The paper tackled the problem of enabling phase-coherent radar-like sensing in Wi-Fi systems with independent clocks by proposing LoSRef, an over-the-air referencing scheme using the line-of-sight path, which allowed for delay calibration and phase alignment, resulting in the extraction of target-induced dynamics up to 20 dB weaker than static multipath components in human gait and respiration experiments.
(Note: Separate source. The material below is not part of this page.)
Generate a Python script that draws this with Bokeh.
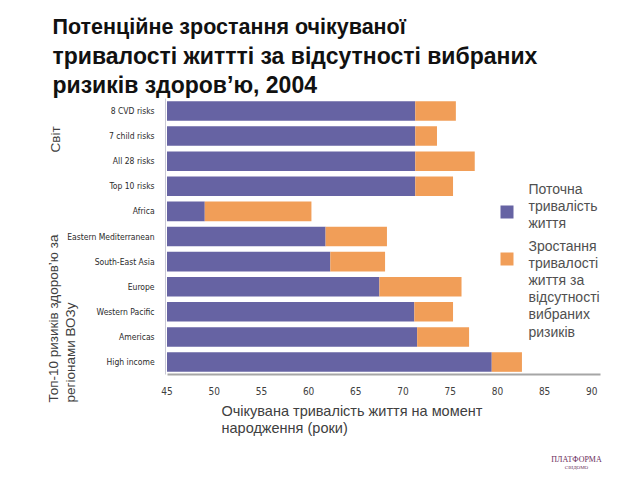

Wi-Fi channel state information (CSI), which is originally acquired for communication purposes, has recently been reused for sensing and radar-like functionalities. However, in practical Wi-Fi systems with independent clocks at the transmitter and receiver, the lack of a common delay and phase reference fundamentally precludes phase-coherent radar-like delay--Doppler analysis. By exploiting the line-of-sight (LoS) path component, i.e., the earliest-arriving direct path, as an over-the-air (OTA) reference for delay and phase, we propose an OTA LoS-path referencing scheme, termed LoSRef, that enables delay calibration and phase alignment under this practical constraint. Unlike conventional Wi-Fi bistatic radar systems that rely on wired reference signals or dedicated reference antennas, the proposed LoSRef-based framework enables phase-coherent bistatic radar-like operation that can be integrated into typically deployed Wi-Fi systems. Through human gait and respiration experiments in indoor environments, we demonstrate that phase-coherent channel impulse responses and corresponding delay--Doppler responses can be obtained using only commodity Wi-Fi devices. This enables physically interpretable human motion sensing, including gait-induced range variation and respiration-induced sub-wavelength displacement, as well as the extraction of target-induced dynamics up to 20 dB weaker than dominant static multipath components.